MSU Energy’s benchmark notes, among the junkiest of junk credits, have returned 17% this year, 20 times the average for corporate securities from developing nations. Even after the rally that began when the bonds touched 35 cents in May 2020, they still yield a whopping 14%, a standout in a world where the typical rate for sub-investment-grade debt is near 3.9%.

Of course, those sorts of potential payouts don’t come without substantial risk, and the Buenos Aires-based electricity generator has plenty of that. Not only does MSU operate in a country that creditors have called “a virtual wasteland” after a string of sovereign defaults, its only customer is a leftist government broadly considered by investors to be an unreliable partner. The threat is that at some point a cash-strapped Argentina will blow up the lucrative, dollar-linked contacts that have made MSU such a sweetheart among international bondbuyers.

But Pablo Ferrero, MSU Energy’s executive director, is adamant that the government has never given any indication the agreements—most of which run through 2027 and 2035—are under threat. With three new state-of-the-art thermal plants operating at full capacity since November and a management team focused on paying down debt, the outlook is downright rosy, he says.

“Changing the contracts would affect a lot of institutional foreign investors, which is quite complicated for a country that’s faced claims in foreign courts,” Ferrero said in an interview at the company’s gas fired General Rojo power plant 200 kilometers (125 miles) northwest of Buenos Aires. “It would be pushing a very sensitive button.”

Investors seem to think so too, and the company’s financials are improving. MSU’s earnings before some items surged 80% in the first half of the year, according to Chief Financial Officer Hernan Walker.

“We’re beginning the deleveraging cycle,” Walker said. “It’s what investors like: being able to have visibility and predictability in cash flows.”

Lucky Break
Predictability isn’t a word used often in Argentine financial circles, where investors have been burned by three sovereign debt defaults this century alone, not to mention capital controls that restrict access to dollars, inflation running at about 50% a year and a shrinking economy.

But MSU has had an incredible run of defying the gloom. MSU Energy got its start in 2013 when the company’s namesake, Manuel Santos de Uribelarrea, expanded the family business from farming soy in Argentina’s Pampas into power generation.
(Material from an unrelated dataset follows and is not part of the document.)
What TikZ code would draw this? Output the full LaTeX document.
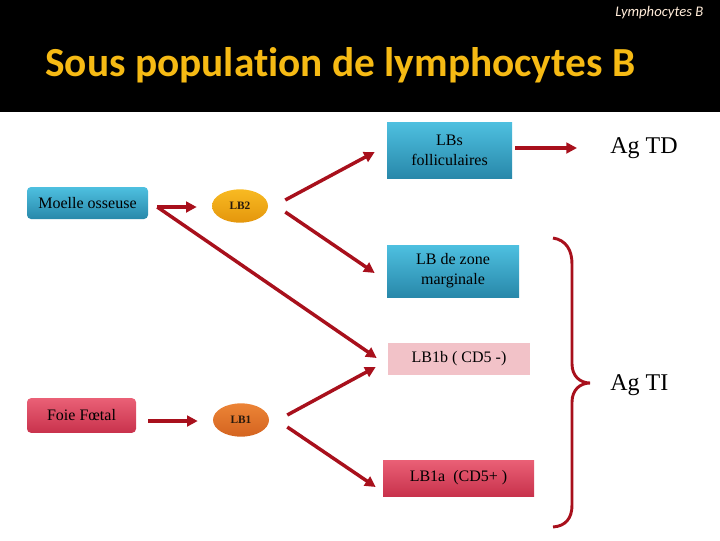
\documentclass[tikz,border=0pt]{standalone}
\usepackage{fontspec}
\setmainfont{Liberation Serif}
\newfontfamily\titlefont[Ligatures=NoCommon]{Carlito}
\usetikzlibrary{shapes.geometric,arrows.meta}
\definecolor{arrowred}{RGB}{168,16,28}
\definecolor{blueA}{RGB}{78,192,224}
\definecolor{blueB}{RGB}{40,136,170}
\definecolor{pinkA}{RGB}{234,96,118}
\definecolor{pinkB}{RGB}{200,50,76}
\definecolor{rose}{RGB}{242,194,200}
\definecolor{goldA}{RGB}{248,186,34}
\definecolor{goldB}{RGB}{228,150,12}
\definecolor{rustA}{RGB}{236,132,54}
\definecolor{rustB}{RGB}{212,100,32}
\definecolor{titleyellow}{RGB}{246,186,20}

\begin{document}
\begin{tikzpicture}[x=0.75pt,y=-0.75pt,
 arr/.style={draw=arrowred,line width=2.6pt,-{Triangle[length=8pt,width=8pt]}},
 box/.style={inner sep=2pt,align=center,font=\fontsize{12}{15}\selectfont},
 bluebox/.style={box,top color=blueA,bottom color=blueB},
 redbox/.style={box,top color=pinkA,bottom color=pinkB},
 cell/.style={ellipse,minimum width=42pt,minimum height=25pt,inner sep=0pt,
   text=black!80!brown,font=\fontsize{8.5}{10}\selectfont\bfseries}]
\useasboundingbox (0,0) rectangle (720,540);
\fill[black] (0,0) rectangle (720,112);
\node[anchor=base west,inner sep=0pt,text=titleyellow,font=\titlefont\fontsize{31}{34}\selectfont\bfseries]
 (title) at (45,76) {Sous populat\kern0pt ion de lymphocytes B};
\node[anchor=east,text=orange!15,font=\titlefont\fontsize{11}{12}\selectfont\itshape]
 (corner) at (708,13) {Lymphocytes B};

% origins
\node[bluebox,rounded corners=3pt,minimum width=90.75pt,minimum height=24pt] (moelle) at (87.5,203) {Moelle osseuse};
\node[redbox,rounded corners=3pt,minimum width=81.75pt,minimum height=26pt] (foie) at (81.5,415.5) {Foie F\oe tal};
\node[cell,top color=goldA,bottom color=goldB] (lb2) at (240,206) {LB2};
\node[cell,top color=rustA,bottom color=rustB] (lb1) at (241,420) {LB1};

% subpopulations
\node[bluebox,minimum width=93.75pt,minimum height=42pt] (lbs) at (449.5,150) {LBs\\folliculaires};
\node[bluebox,minimum width=99pt,minimum height=39pt] (zone) at (453,271) {LB de zone\\marginale};
\node[box,fill=rose,minimum width=106.5pt,minimum height=24pt] (lb1b) at (459,359) {LB1b ( CD5 -)};
\node[redbox,minimum width=113.25pt,minimum height=27pt] (lb1a) at (458.5,478) {LB1a \ (CD5+ )};
\node[inner sep=0pt,anchor=west,font=\fontsize{18}{20}\selectfont] (agtd) at (610,148) {Ag TD};
\node[inner sep=0pt,anchor=west,font=\fontsize{18}{20}\selectfont] (agti) at (610,385) {Ag TI};

% arrows
\draw[arr] ([shift={(9,4)}]moelle.east) -- ([shift={(-15,1)}]lb2.west);
\draw[arr] ([shift={(9,4)}]moelle.east) -- ([shift={(-11,-1)}]lb1b.west);
\draw[arr] ([shift={(12,5.5)}]foie.east) -- ([shift={(-15,1)}]lb1.west);
\draw[arr] ([shift={(17,-6)}]lb2.east) -- ([shift={(-12,2)}]lbs.west);
\draw[arr] ([shift={(17,6)}]lb2.east) -- ([shift={(-12,2)}]zone.west);
\draw[arr] ([shift={(18,-5)}]lb1.east) -- ([shift={(-12,8)}]lb1b.west);
\draw[arr] ([shift={(18,7)}]lb1.east) -- ([shift={(-7,9)}]lb1a.west);
\draw[arr] ([shift={(3,-2)}]lbs.east) -- ([shift={(-33,0)}]agtd.west);

% brace
\draw[arrowred,line width=2.2pt] (553,238)
 .. controls (566,240) and (572,250) .. (572,264) -- (572,364)
 .. controls (572,376) and (580,383) .. (590,383)
 .. controls (580,383) and (572,390) .. (572,402) -- (572,505)
 .. controls (572,518) and (566,526) .. (553,527);
\end{tikzpicture}
\end{document}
In 2016, it won a contract from former President Mauricio Macri’s administration to build three gas-fired plants to bolster the power grid, and then won another tender the next year to upgrade those sites.

The first contract, which accounts for about 81% of MSU’s revenue, pays the company just for keeping its plants online as a backstop for periods of high demand. The remaining revenue comes from the second contract as a variable payment adjusted for the plants’ output.

The company sold bonds to refinance its early commercial debt and fund its upgrades in January 2018, just months before Argentine corporate borrowing costs surged in the wake of growing pessimism about the economic outlook. MSU then scored a lucky break by refinancing its debt in May 2020, months before the government tightened capital controls and barred companies from accessing dollars needed to pay debt unless they had already pushed back over half their upcoming payments, which MSU had just done.